To accompany the entree, a bar of sorts was set up offering pickles, onions and hot peppers. This seems typical, but the items were hard to reach as the bar was small and cramped.

The baked potatoes are more of a medium size than a large size. Today’s potato was not quite done all the way through, and we had to ask for the fixings. I don’t think they intended it that way, but our girl at the counter appeared to have been a bit sheltered in her youth. She had to be asked twice, “What comes on your spuds?” She didn’t know what a spud was.

If you like black pepper, this is your place. It’s in almost everything – the coleslaw, the meat rubs, the potato salad. The pepper rub on the turkey almost overpowers the smokey flavor, though the sauce tempers the pepper a bit.

The pinto beans were thankfully very mild. They were tender with a beefy flavor. There was no evidence of black pepper or any other kind of hot spicing. I really enjoyed them – enough to eat my own and another person’s helping.

The hash browns were just heavenly.
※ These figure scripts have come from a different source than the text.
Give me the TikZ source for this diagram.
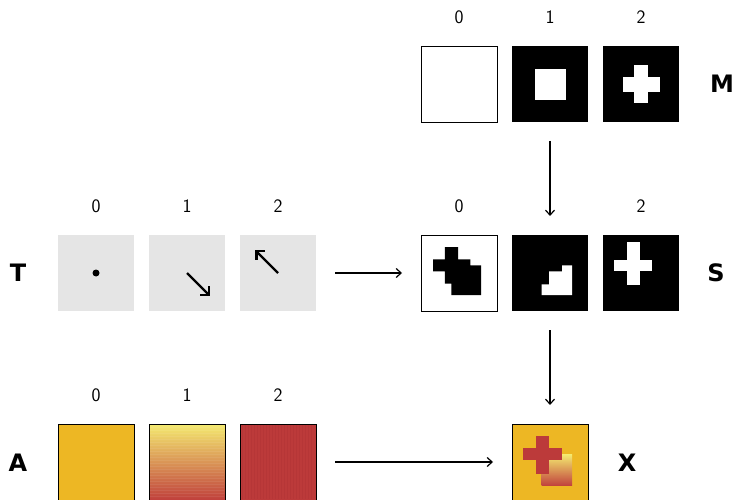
\documentclass[tikz,border=0pt]{standalone}
\usepackage{fontspec}
\newfontfamily\dvs{DejaVu Sans}
\usetikzlibrary{arrows.meta}
\definecolor{ora}{RGB}{237,183,36}
\definecolor{rd}{RGB}{188,58,58}
\definecolor{rdd}{RGB}{176,50,52}
\definecolor{yl}{RGB}{244,234,112}
\definecolor{gbot}{RGB}{192,64,60}
\definecolor{tgray}{RGB}{229,229,229}
\begin{document}
\begin{tikzpicture}[x=1pt,y=-1pt,
  box/.style={minimum size=76pt, inner sep=0pt, outer sep=0pt, anchor=north west},
  bd/.style={draw=black, line width=0.9pt},
  dig/.style={font=\sffamily\fontsize{19}{22}\selectfont, inner sep=0pt, yshift=29pt},
  rowlbl/.style={font=\dvs\bfseries\fontsize{24}{28}\selectfont, inner sep=0pt},
  conn/.style={line width=1.2pt, -{Straight Barb[length=5pt,width=9pt]}, shorten <=19pt, shorten >=19pt},
  tarr/.style={line width=2.3pt, -{Straight Barb[length=6pt,width=12pt]}},
  inbox/.style={shift={(#1.north west)}, x=76pt, y=-76pt}]
\useasboundingbox (0,0) rectangle (737,500);
% ---- M row
\node[box, bd, fill=white] (M0) at (421,46) {};
\node[box, fill=black] (M1) at (512,46) {};
\node[box, fill=black] (M2) at (603,46) {};
% ---- S row
\node[box, bd, fill=white] (S0) at (421,235) {};
\node[box, fill=black] (S1) at (512,235) {};
\node[box, fill=black] (S2) at (603,235) {};
% ---- T row
\node[box, fill=tgray] (T0) at (58,235) {};
\node[box, fill=tgray] (T1) at (149,235) {};
\node[box, fill=tgray] (T2) at (240,235) {};
% ---- A row
\node[box, bd, fill=ora] (A0) at (58,424) {};
\node[box, bd, top color=yl, bottom color=gbot] (A1) at (149,424) {};
\node[box, bd, fill=rd] (A2) at (240,424) {};
% ---- X
\node[box, bd, fill=ora] (X) at (512,424) {};

% contents
\begin{scope}[inbox=M1]
  \fill[white] (0.30,0.30) rectangle (0.71,0.71);
\end{scope}
\begin{scope}[inbox=M2]
  \fill[white] (0.257,0.405) rectangle (0.748,0.60);
  \fill[white] (0.41,0.25) rectangle (0.596,0.75);
\end{scope}
\begin{scope}[inbox=S0]
  \fill[black] (0.313,0.16) -- (0.487,0.16) -- (0.487,0.32) -- (0.648,0.32) -- (0.648,0.4) -- (0.79,0.4) -- (0.79,0.79) -- (0.4,0.79) -- (0.4,0.64) -- (0.313,0.64) -- (0.313,0.48) -- (0.16,0.48) -- (0.16,0.32) -- (0.313,0.32) -- cycle;
\end{scope}
\begin{scope}[inbox=S1]
  \fill[white] (0.39,0.79) -- (0.79,0.79) -- (0.79,0.4) -- (0.66,0.4) -- (0.66,0.48) -- (0.487,0.48) -- (0.487,0.65) -- (0.39,0.65) -- cycle;
\end{scope}
\begin{scope}[inbox=S2]
  \fill[white] (0.148,0.33) rectangle (0.64,0.48);
  \fill[white] (0.322,0.09) rectangle (0.487,0.66);
\end{scope}
\begin{scope}[inbox=T0]
  \fill[black] (0.5,0.5) circle[radius=3.5pt];
\end{scope}
\begin{scope}[inbox=T1]
  \draw[tarr] (0.5,0.5) -- (0.8,0.8);
\end{scope}
\begin{scope}[inbox=T2]
  \draw[tarr] (0.5,0.5) -- (0.2,0.2);
\end{scope}
\begin{scope}[shift={(A2.north west)}]
  \foreach \i in {2,5,...,72} \fill[rdd, opacity=0.45] (\i,1) rectangle (\i+1.2,75);
\end{scope}
\begin{scope}[shift={(A1.north west)}]
  \foreach \j in {3,6,...,72} \fill[white, opacity=0.07] (1,\j) rectangle (75,\j+1.2);
\end{scope}
\begin{scope}[inbox=X]
  \shade[top color=yl, bottom color=gbot] (0.39,0.4) rectangle (0.79,0.813);
  \fill[rd] (0.148,0.32) rectangle (0.652,0.478);
  \fill[rd] (0.313,0.16) rectangle (0.487,0.652);
\end{scope}

% digit labels
\node[dig] (lM0) at (M0.north) {0};
\node[dig] (lM1) at (M1.north) {1};
\node[dig] (lM2) at (M2.north) {2};
\node[dig] (lS0) at (S0.north) {0};
\node[dig] (lS2) at (S2.north) {2};
\node[dig] (lT0) at (T0.north) {0};
\node[dig] (lT1) at (T1.north) {1};
\node[dig] (lT2) at (T2.north) {2};
\node[dig] (lA0) at (A0.north) {0};
\node[dig] (lA1) at (A1.north) {1};
\node[dig] (lA2) at (A2.north) {2};

% row letters
\node[rowlbl] (rM) at (722,84) {M};
\node[rowlbl] (rS) at (716,273) {S};
\node[rowlbl] (rT) at (18,273) {T};
\node[rowlbl] (rA) at (18,463) {A};
\node[rowlbl] (rX) at (627,463) {X};

% connectors
\draw[conn] (M1) -- (S1);
\draw[conn] (T2) -- (S0);
\draw[conn] (S1) -- (X);
\draw[conn] (A2) -- (X);
\end{tikzpicture}
\end{document}
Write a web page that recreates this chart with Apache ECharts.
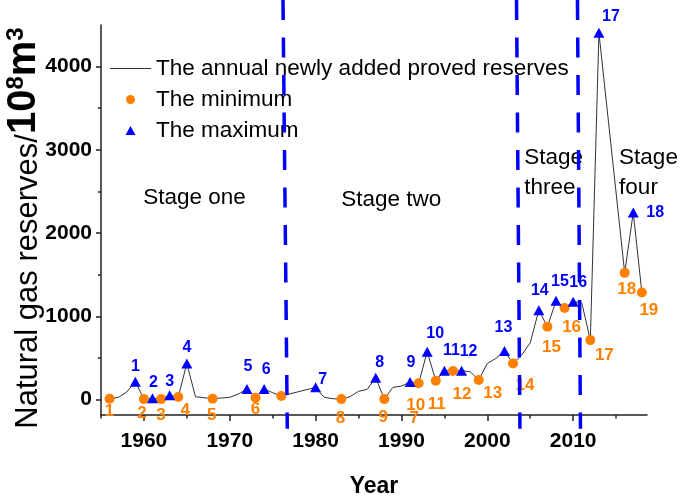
<!DOCTYPE html>
<html><head><meta charset="utf-8">
<script src="https://cdn.jsdelivr.net/npm/echarts@6/dist/echarts.min.js"></script>
<style>html,body{margin:0;padding:0;background:#fff}#c{width:685px;height:504px}</style>
</head><body><div id="c"></div>
<script>
// ---------------- data ----------------
const years = [1956,1957,1958,1959,1960,1961,1962,1963,1964,1965,1966,1967,1968,1969,1970,1971,1972,1973,1974,1975,1976,1980,1981,1982,1983,1984,1985,1986,1987,1988,1989,1990,1991,1992,1993,1994,1995,1996,1997,1998,1999,2000,2001,2002,2003,2004,2005,2006,2007,2008,2009,2010,2011,2012,2013,2016,2017,2018];
const reserves = [10,25,90,215,5,15,5,50,30,434,34,22,10,18,26,66,126,22,126,82,42,146,26,10,5,34,98,122,262,5,146,162,210,195,574,225,346,342,346,334,234,434,494,582,434,534,682,1074,874,1186,1100,1174,1162,714,4406,1522,2246,1286];
const minYears = [1956,1960,1962,1964,1968,1973,1976,1983,1988,1992,1994,1996,1999,2003,2007,2009,2012,2016,2018];
const minValues = [10,5,5,30,10,22,42,5,5,195,225,342,234,434,874,1100,714,1522,1286];
const minLabels = ['1','2','3','4','5','6','7','8','9','10','11','12','13','14','15','16','17','18','19'];
const maxYears = [1959,1961,1963,1965,1972,1974,1980,1987,1991,1993,1995,1997,2002,2006,2008,2010,2013,2017];
const maxValues = [215,15,50,434,126,126,146,262,210,574,346,346,582,1074,1186,1174,4406,2246];
const maxLabels = ['1','2','3','4','5','6','7','8','9','10','11','12','13','14','15','16','17','18'];
const xTickLabels = [1960,1970,1980,1990,2000,2010];
const xMinorTicks = [1955,1965,1975,1985,1995,2005,2015];
const yTickLabels = [0,1000,2000,3000,4000];
const yMinorTicks = [500,1500,2500,3500];
const stageBoundaryTop = [1976.2, 2003.4, 2010.5];
const stageBoundaryBottom = [1976.7, 2003.8, 2010.85];
const stageNames = ['Stage one','Stage two','Stage\nthree','Stage\nfour'];
const stageYears = [1965.9, 1988.8, 2004.3, 2015.35];
const stageValues = [2418, 2394, 2730, 2730];
const seriesNames = ['The annual newly added proved reserves','The minimum','The maximum'];

// ---------------- layout / style ----------------
const FONT = 'Liberation Sans, Arial, sans-serif';
const ORANGE = '#FF8000', BLUE = '#0000FF';
const minLabelOffsets = [[0,13],[-2,14],[0,16],[7,13],[-1,17],[0,12],[133,22],[-1,19],[-1,18],[-3,22],[1,24],[9,23],[14,13],[12,22],[4,21],[7,19],[14,15],[2,16],[7,18]];
const maxLabelOffsets = [[0,-15],[1,-16],[0,-14],[0,-16],[1,-22],[2,-19],[7,-8],[4,-15],[1,-19],[8,-18],[7,-20],[7,-19],[-1,-23],[1,-20],[4,-19],[5,-19],[12,-16],[22,0]];
const stageAlign = ['center','center','left','left'];

const X_MIN = 1955, X_MAX = 2018.6, Y_MIN = -186, Y_MAX = 4500;

const chart = echarts.init(document.getElementById('c'), null, {renderer:'canvas'});

const axisLineStyle = {color:'#222', width:1.5};
const series = [];
series.push({
  name: seriesNames[0], type:'line', data: years.map((y,i)=>[y,reserves[i]]),
  symbol:'none', showSymbol:false, lineStyle:{color:'#333', width:1}, itemStyle:{color:'#333'}, z:2, animation:false
});
series.push({
  name: seriesNames[1], type:'scatter', symbol:'circle', symbolSize:10,
  itemStyle:{color:ORANGE, opacity:1}, z:4, animation:false,
  data: minYears.map((y,i)=>({name:minLabels[i], value:[y,minValues[i]], label:{offset:minLabelOffsets[i]}})),
  label:{show:true, position:'inside', formatter:'{b}', color:ORANGE, fontFamily:FONT, fontWeight:'bold', fontSize:17}
});
series.push({
  name: seriesNames[2], type:'scatter', symbol:'triangle', symbolSize:[11,10],
  itemStyle:{color:BLUE, opacity:1}, z:4, animation:false,
  data: maxYears.map((y,i)=>({name:maxLabels[i], value:[y,maxValues[i]], label:{offset:maxLabelOffsets[i]}})),
  label:{show:true, position:'inside', formatter:'{b}', color:BLUE, fontFamily:FONT, fontWeight:'bold', fontSize:16}
});
series.push({
  name:'stages', type:'scatter', symbolSize:0, silent:true, animation:false, z:5,
  itemStyle:{opacity:1},
  data: stageNames.map((n,i)=>({name:n, value:[stageYears[i], stageValues[i]], label:{align:stageAlign[i]}})),
  label:{show:true, position:'inside', formatter:'{b}', color:'#000', fontFamily:FONT, fontSize:22.5, lineHeight:30}
});
stageBoundaryTop.forEach((t,i)=>{
  series.push({
    name:'boundary'+i, type:'line', clip:false, symbol:'none', silent:true, animation:false, z:10,
    data:[[t,4800],[stageBoundaryBottom[i],-350]],
    lineStyle:{color:BLUE, width:3.5, type:[20,17.5]}
  });
});

const plain = v => String(v);

chart.setOption({
  animation:false,
  backgroundColor:'#fff',
  grid:{left:101, right:38, top:25, bottom:89, containLabel:false, outerBoundsMode:'none'},
  legend:{
    data: [
      {name:seriesNames[0], icon:'path://M0,0L40,0L40,1.2L0,1.2Z'},
      {name:seriesNames[1], icon:'circle'},
      {name:seriesNames[2], icon:'path://M5,0L10,9L0,9Z'}
    ],
    orient:'vertical', left:105, top:52, itemWidth:41, itemHeight:9, itemGap:8,
    symbolKeepAspect:true,
    textStyle:{fontFamily:FONT, fontSize:22.5, color:'#000', lineHeight:22}
  },
  xAxis:[{
    type:'value', min:X_MIN, max:X_MAX, position:'bottom',
    axisLine:{show:true, lineStyle:axisLineStyle, onZero:false},
    axisTick:{show:true, customValues:xTickLabels, length:6, lineStyle:axisLineStyle},
    axisLabel:{customValues:xTickLabels, formatter:plain, fontFamily:FONT, fontWeight:'bold', fontSize:21, color:'#000', margin:16},
    splitLine:{show:false},
    name:'Year', nameLocation:'middle', nameGap:60, nameMoveOverlap:false,
    nameTextStyle:{fontFamily:FONT, fontWeight:'bold', fontSize:23, color:'#000'}
  },{
    type:'value', min:X_MIN, max:X_MAX, position:'bottom',
    axisLine:{show:false, onZero:false},
    axisTick:{show:true, customValues:xMinorTicks, length:3.5, lineStyle:axisLineStyle},
    axisLabel:{show:false}, splitLine:{show:false}
  }],
  yAxis:[{
    type:'value', min:Y_MIN, max:Y_MAX, position:'left',
    axisLine:{show:true, lineStyle:axisLineStyle, onZero:false},
    axisTick:{show:true, customValues:yTickLabels, length:5, lineStyle:axisLineStyle},
    axisLabel:{customValues:yTickLabels, formatter:plain, fontFamily:FONT, fontWeight:'bold', fontSize:21, color:'#000', margin:9},
    splitLine:{show:false},
    name:'{n|Natural gas reserves/}{b|10}{s|8}{b|m}{s|3}',
    nameLocation:'middle', nameRotate:90, nameGap:57, nameMoveOverlap:false,
    nameTextStyle:{
      color:'#000',
      padding:[0,16,0,0],
      rich:{
        n:{fontFamily:FONT, fontSize:31, color:'#000', lineHeight:40, verticalAlign:'bottom'},
        b:{fontFamily:FONT, fontSize:40, fontWeight:'bold', color:'#000', lineHeight:40, verticalAlign:'bottom'},
        s:{fontFamily:FONT, fontSize:24, fontWeight:'bold', color:'#000', lineHeight:24, verticalAlign:'top'}
      }
    }
  },{
    type:'value', min:Y_MIN, max:Y_MAX, position:'left',
    axisLine:{show:false, onZero:false},
    axisTick:{show:true, customValues:yMinorTicks, length:3, lineStyle:axisLineStyle},
    axisLabel:{show:false}, splitLine:{show:false}
  }],
  series: series
});
</script>
</body></html>
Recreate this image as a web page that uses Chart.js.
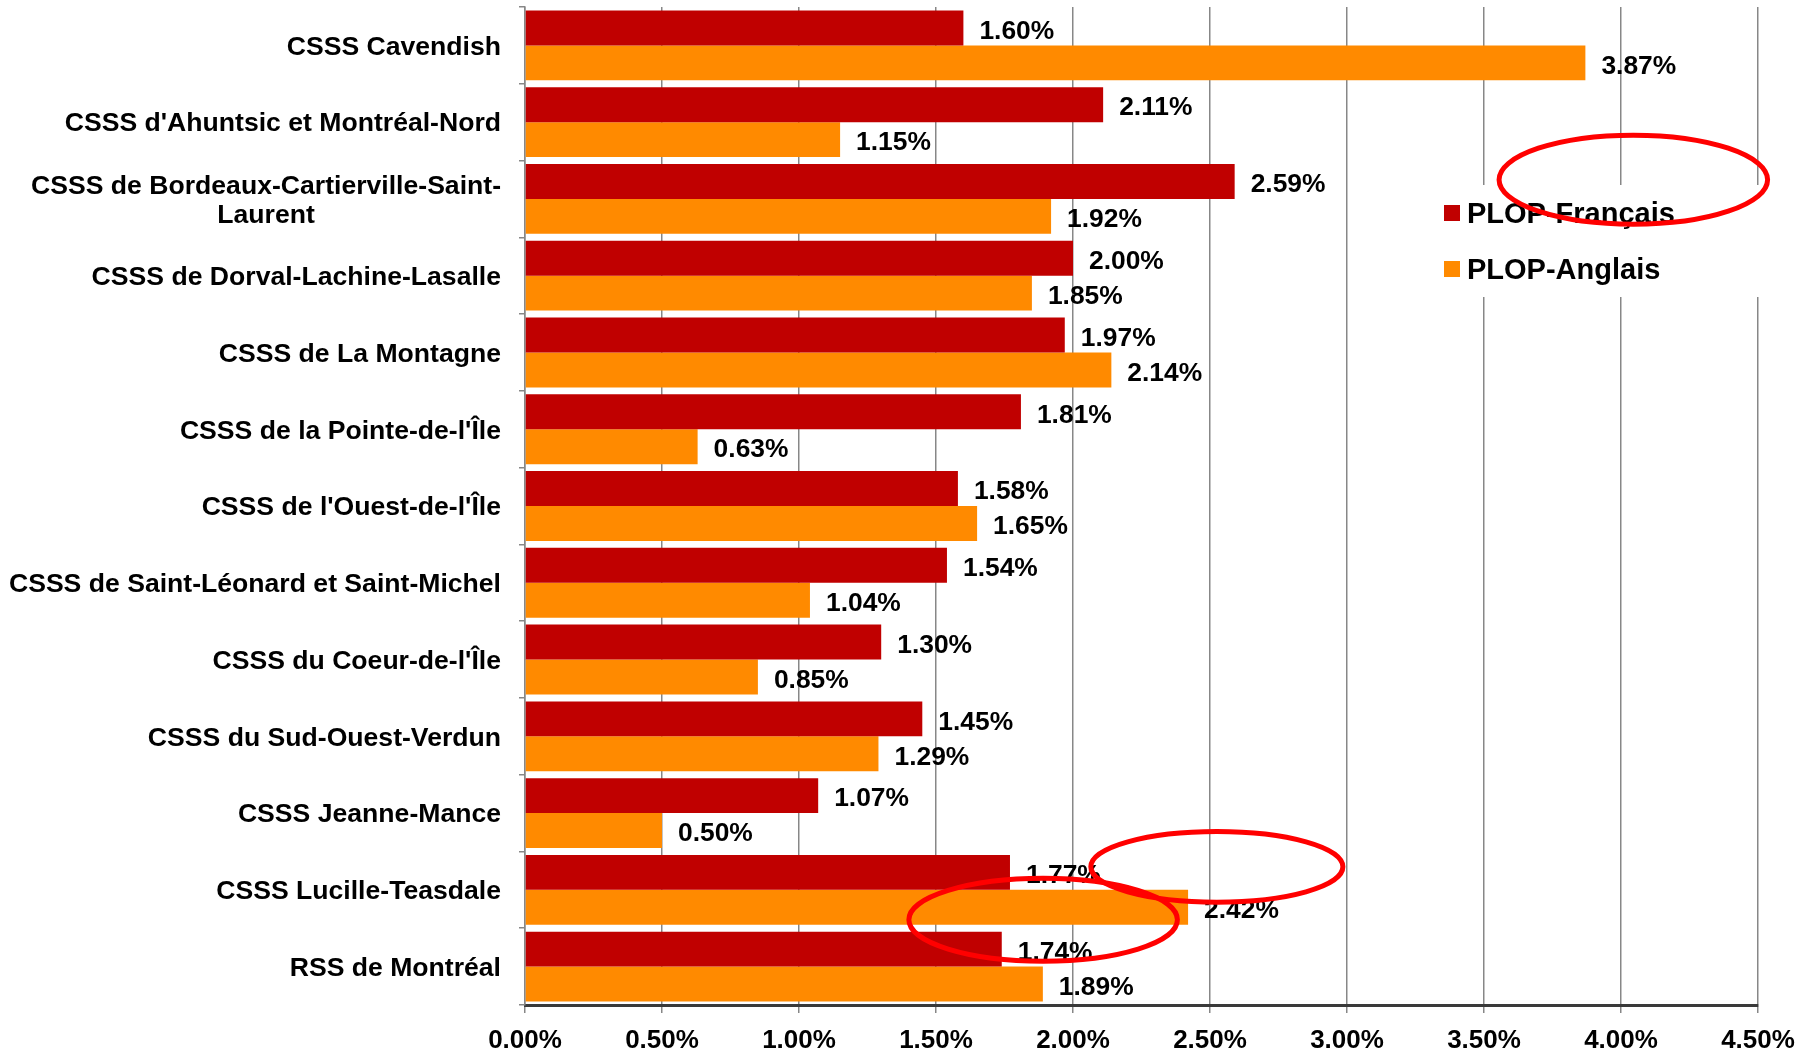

A little soft, a little crunchy — and the white onion was in large, removable slices. The flavor combinations were quite tasty. There was no pepper apparent in my helping, nor was there a large amount of salt. These hash browns easily pair up with eggs for breakfast tacos, as a side for BBQ, or just on a plate by themselves. Since Bill Miller’s offers breakfast on weekends until noon, there’s always the pleasure of starting your day with these hash browns.

Sadly, not all the customers we encountered that day were enlightened by their dining experience. Our Chaplain, a Caucasian Hindu mind you, and who had the issue with the baked potato earlier, was verbally accosted while waiting for the rest of us to clear our checks. He was sitting on a bench outside when he heard, “Look! It’s a fucking Muslim!” coming from a 10 or 12 year old boy who was pointing directly at him. The boy’s parents didn’t have the grace to be embarrassed, much less apologize.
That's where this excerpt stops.